▸ **EXERCISE DIRECTIONS**: Copy the data that follows exactly. Include no pictures.

------------------------

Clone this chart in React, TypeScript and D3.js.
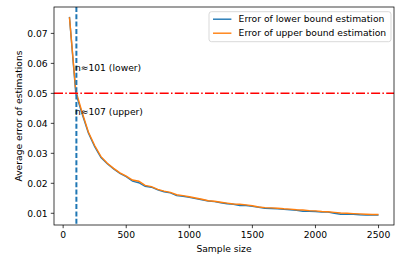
import React from "react";
import * as d3 from "d3";

// sample sizes used for the simulation
const sampleSizes = [
  50, 100, 150, 200, 250, 300, 350, 400, 450, 500,
  550, 600, 650, 700, 750, 800, 850, 900, 950, 1000,
  1050, 1100, 1150, 1200, 1250, 1300, 1350, 1400, 1450, 1500,
  1550, 1600, 1650, 1700, 1750, 1800, 1850, 1900, 1950, 2000,
  2050, 2100, 2150, 2200, 2250, 2300, 2350, 2400, 2450, 2500,
];

const lowerError = [
  0.0755, 0.0501, 0.0432, 0.0368, 0.0322, 0.0286, 0.0265, 0.0248, 0.0233, 0.0222,
  0.0207, 0.0202, 0.019, 0.0187, 0.0178, 0.0172, 0.0168, 0.0159, 0.0157, 0.0153,
  0.0149, 0.0145, 0.0141, 0.0139, 0.0135, 0.0132, 0.013, 0.0126, 0.0126, 0.0123,
  0.012, 0.0117, 0.0116, 0.0115, 0.0113, 0.0112, 0.011, 0.0107, 0.0107, 0.0106,
  0.0104, 0.0104, 0.01, 0.0097, 0.0097, 0.0097, 0.0095, 0.0094, 0.0094, 0.0094,
];

const upperError = [
  0.0754, 0.051, 0.0437, 0.0371, 0.0326, 0.0289, 0.0267, 0.025, 0.0235, 0.0224,
  0.0211, 0.0207, 0.0193, 0.0189, 0.018, 0.0174, 0.017, 0.0162, 0.0159, 0.0155,
  0.0151, 0.0147, 0.0142, 0.014, 0.0137, 0.0134, 0.0131, 0.013, 0.0128, 0.0125,
  0.0121, 0.0119, 0.0118, 0.0117, 0.0115, 0.0114, 0.0112, 0.0111, 0.0109, 0.0108,
  0.0106, 0.0105, 0.0103, 0.0101, 0.01, 0.0099, 0.0098, 0.0097, 0.0096, 0.0096,
];

const xTicks = [0, 500, 1000, 1500, 2000, 2500];
const yTicks = [0.01, 0.02, 0.03, 0.04, 0.05, 0.06, 0.07];

const threshold = 0.05;
const nLower = 101;
const nUpper = 107;

const seriesNames = ["Error of lower bound estimation", "Error of upper bound estimation"];
const colors = ["#1f77b4", "#ff7f0e"];

const W = 420;
const H = 266;
const margin = { left: 54, right: 26, top: 7, bottom: 41 };
const font = "'DejaVu Sans', sans-serif";
const fs = 9.2;

const App = () => {
  const iw = W - margin.left - margin.right;
  const ih = H - margin.top - margin.bottom;

  // matplotlib-style 5% padding
  const xExt = d3.extent(sampleSizes) as [number, number];
  const xPad = (xExt[1] - xExt[0]) * 0.05;
  const allY = lowerError.concat(upperError);
  const yExt = d3.extent(allY) as [number, number];
  const yPad = (yExt[1] - yExt[0]) * 0.05;

  const x = d3.scaleLinear().domain([xExt[0] - xPad, xExt[1] + xPad]).range([0, iw]);
  const y = d3.scaleLinear().domain([yExt[0] - yPad, yExt[1] + yPad]).range([ih, 0]);

  const line = d3
    .line<number>()
    .x((_, i) => x(sampleSizes[i]))
    .y((d) => y(d));

  const series = [lowerError, upperError];

  return (
    <svg width={W} height={H} style={{ position: "absolute", left: 0, top: 0 }} fontFamily={font}>
      <rect width={W} height={H} fill="#fff" />
      <g transform={`translate(${margin.left},${margin.top})`}>
        <defs>
          <clipPath id="plot">
            <rect width={iw} height={ih} />
          </clipPath>
        </defs>

        <g clipPath="url(#plot)">
          {series.map((s, i) => (
            <path key={i} d={line(s) || ""} fill="none" stroke={colors[i]} strokeWidth={1.4} />
          ))}
          {/* threshold */}
          <line x1={0} x2={iw} y1={y(threshold)} y2={y(threshold)} stroke="#ff0000" strokeWidth={1.5} strokeDasharray="9,2.3,1.5,2.3" />
          {/* required sample size */}
          <line x1={x(nLower) + 0.5} x2={x(nLower) + 0.5} y1={0} y2={ih} stroke="#1f77b4" strokeWidth={2} strokeDasharray="5,2.3" />
        </g>

        <text x={x(nLower) - 1} y={y(0.0575)} fontSize={fs} fill="#000">n≈{nLower} (lower)</text>
        <text x={x(nLower) - 1} y={y(0.0427)} fontSize={fs} fill="#000">n≈{nUpper} (upper)</text>

        {/* spines */}
        <rect width={iw} height={ih} fill="none" stroke="#000" strokeWidth={0.75} />

        {/* x axis */}
        {xTicks.map((t) => (
          <g key={t} transform={`translate(${x(t)},${ih})`}>
            <line y2={3.2} stroke="#000" strokeWidth={0.75} />
            <text y={13.2} textAnchor="middle" fontSize={fs} fill="#000">{t}</text>
          </g>
        ))}
        <text x={iw / 2} y={ih + 27} textAnchor="middle" fontSize={fs} fill="#000">Sample size</text>

        {/* y axis */}
        {yTicks.map((t) => (
          <g key={t} transform={`translate(0,${y(t)})`}>
            <line x2={-3.2} stroke="#000" strokeWidth={0.75} />
            <text x={-6.4} dy="0.35em" textAnchor="end" fontSize={fs} fill="#000">{d3.format(".2f")(t)}</text>
          </g>
        ))}
        <text transform={`translate(${-32},${ih / 2}) rotate(-90)`} textAnchor="middle" fontSize={fs} fill="#000">
          Average error of estimations
        </text>

        {/* legend */}
        <g transform={`translate(${155},${4.7})`}>
          <rect width={182} height={30} rx={2.5} fill="#fff" fillOpacity={0.8} stroke="#ccc" strokeWidth={0.75} />
          {seriesNames.map((name, i) => (
            <g key={name} transform={`translate(0,${7.5 + i * 14})`}>
              <line x1={4} x2={22.4} stroke={colors[i]} strokeWidth={1.4} />
              <text x={29.6} dy="0.35em" fontSize={fs} fill="#000">{name}</text>
            </g>
          ))}
        </g>
      </g>
    </svg>
  );
};

export default App;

------------------------

▸ **PROBLEM SOLUTION**:
Clone this chart in React, TypeScript and D3.js.
import React from "react";
import * as d3 from "d3";

// sample sizes used for the simulation
const sampleSizes = [
  50, 100, 150, 200, 250, 300, 350, 400, 450, 500,
  550, 600, 650, 700, 750, 800, 850, 900, 950, 1000,
  1050, 1100, 1150, 1200, 1250, 1300, 1350, 1400, 1450, 1500,
  1550, 1600, 1650, 1700, 1750, 1800, 1850, 1900, 1950, 2000,
  2050, 2100, 2150, 2200, 2250, 2300, 2350, 2400, 2450, 2500,
];

const lowerError = [
  0.0755, 0.0501, 0.0432, 0.0368, 0.0322, 0.0286, 0.0265, 0.0248, 0.0233, 0.0222,
  0.0207, 0.0202, 0.019, 0.0187, 0.0178, 0.0172, 0.0168, 0.0159, 0.0157, 0.0153,
  0.0149, 0.0145, 0.0141, 0.0139, 0.0135, 0.0132, 0.013, 0.0126, 0.0126, 0.0123,
  0.012, 0.0117, 0.0116, 0.0115, 0.0113, 0.0112, 0.011, 0.0107, 0.0107, 0.0106,
  0.0104, 0.0104, 0.01, 0.0097, 0.0097, 0.0097, 0.0095, 0.0094, 0.0094, 0.0094,
];

const upperError = [
  0.0754, 0.051, 0.0437, 0.0371, 0.0326, 0.0289, 0.0267, 0.025, 0.0235, 0.0224,
  0.0211, 0.0207, 0.0193, 0.0189, 0.018, 0.0174, 0.017, 0.0162, 0.0159, 0.0155,
  0.0151, 0.0147, 0.0142, 0.014, 0.0137, 0.0134, 0.0131, 0.013, 0.0128, 0.0125,
  0.0121, 0.0119, 0.0118, 0.0117, 0.0115, 0.0114, 0.0112, 0.0111, 0.0109, 0.0108,
  0.0106, 0.0105, 0.0103, 0.0101, 0.01, 0.0099, 0.0098, 0.0097, 0.0096, 0.0096,
];

const xTicks = [0, 500, 1000, 1500, 2000, 2500];
const yTicks = [0.01, 0.02, 0.03, 0.04, 0.05, 0.06, 0.07];

const threshold = 0.05;
const nLower = 101;
const nUpper = 107;

const seriesNames = ["Error of lower bound estimation", "Error of upper bound estimation"];
const colors = ["#1f77b4", "#ff7f0e"];

const W = 420;
const H = 266;
const margin = { left: 54, right: 26, top: 7, bottom: 41 };
const font = "'DejaVu Sans', sans-serif";
const fs = 9.2;

const App = () => {
  const iw = W - margin.left - margin.right;
  const ih = H - margin.top - margin.bottom;

  // matplotlib-style 5% padding
  const xExt = d3.extent(sampleSizes) as [number, number];
  const xPad = (xExt[1] - xExt[0]) * 0.05;
  const allY = lowerError.concat(upperError);
  const yExt = d3.extent(allY) as [number, number];
  const yPad = (yExt[1] - yExt[0]) * 0.05;

  const x = d3.scaleLinear().domain([xExt[0] - xPad, xExt[1] + xPad]).range([0, iw]);
  const y = d3.scaleLinear().domain([yExt[0] - yPad, yExt[1] + yPad]).range([ih, 0]);

  const line = d3
    .line<number>()
    .x((_, i) => x(sampleSizes[i]))
    .y((d) => y(d));

  const series = [lowerError, upperError];

  return (
    <svg width={W} height={H} style={{ position: "absolute", left: 0, top: 0 }} fontFamily={font}>
      <rect width={W} height={H} fill="#fff" />
      <g transform={`translate(${margin.left},${margin.top})`}>
        <defs>
          <clipPath id="plot">
            <rect width={iw} height={ih} />
          </clipPath>
        </defs>

        <g clipPath="url(#plot)">
          {series.map((s, i) => (
            <path key={i} d={line(s) || ""} fill="none" stroke={colors[i]} strokeWidth={1.4} />
          ))}
          {/* threshold */}
          <line x1={0} x2={iw} y1={y(threshold)} y2={y(threshold)} stroke="#ff0000" strokeWidth={1.5} strokeDasharray="9,2.3,1.5,2.3" />
          {/* required sample size */}
          <line x1={x(nLower) + 0.5} x2={x(nLower) + 0.5} y1={0} y2={ih} stroke="#1f77b4" strokeWidth={2} strokeDasharray="5,2.3" />
        </g>

        <text x={x(nLower) - 1} y={y(0.0575)} fontSize={fs} fill="#000">n≈{nLower} (lower)</text>
        <text x={x(nLower) - 1} y={y(0.0427)} fontSize={fs} fill="#000">n≈{nUpper} (upper)</text>

        {/* spines */}
        <rect width={iw} height={ih} fill="none" stroke="#000" strokeWidth={0.75} />

        {/* x axis */}
        {xTicks.map((t) => (
          <g key={t} transform={`translate(${x(t)},${ih})`}>
            <line y2={3.2} stroke="#000" strokeWidth={0.75} />
            <text y={13.2} textAnchor="middle" fontSize={fs} fill="#000">{t}</text>
          </g>
        ))}
        <text x={iw / 2} y={ih + 27} textAnchor="middle" fontSize={fs} fill="#000">Sample size</text>

        {/* y axis */}
        {yTicks.map((t) => (
          <g key={t} transform={`translate(0,${y(t)})`}>
            <line x2={-3.2} stroke="#000" strokeWidth={0.75} />
            <text x={-6.4} dy="0.35em" textAnchor="end" fontSize={fs} fill="#000">{d3.format(".2f")(t)}</text>
          </g>
        ))}
        <text transform={`translate(${-32},${ih / 2}) rotate(-90)`} textAnchor="middle" fontSize={fs} fill="#000">
          Average error of estimations
        </text>

        {/* legend */}
        <g transform={`translate(${155},${4.7})`}>
          <rect width={182} height={30} rx={2.5} fill="#fff" fillOpacity={0.8} stroke="#ccc" strokeWidth={0.75} />
          {seriesNames.map((name, i) => (
            <g key={name} transform={`translate(0,${7.5 + i * 14})`}>
              <line x1={4} x2={22.4} stroke={colors[i]} strokeWidth={1.4} />
              <text x={29.6} dy="0.35em" fontSize={fs} fill="#000">{name}</text>
            </g>
          ))}
        </g>
      </g>
    </svg>
  );
};

export default App;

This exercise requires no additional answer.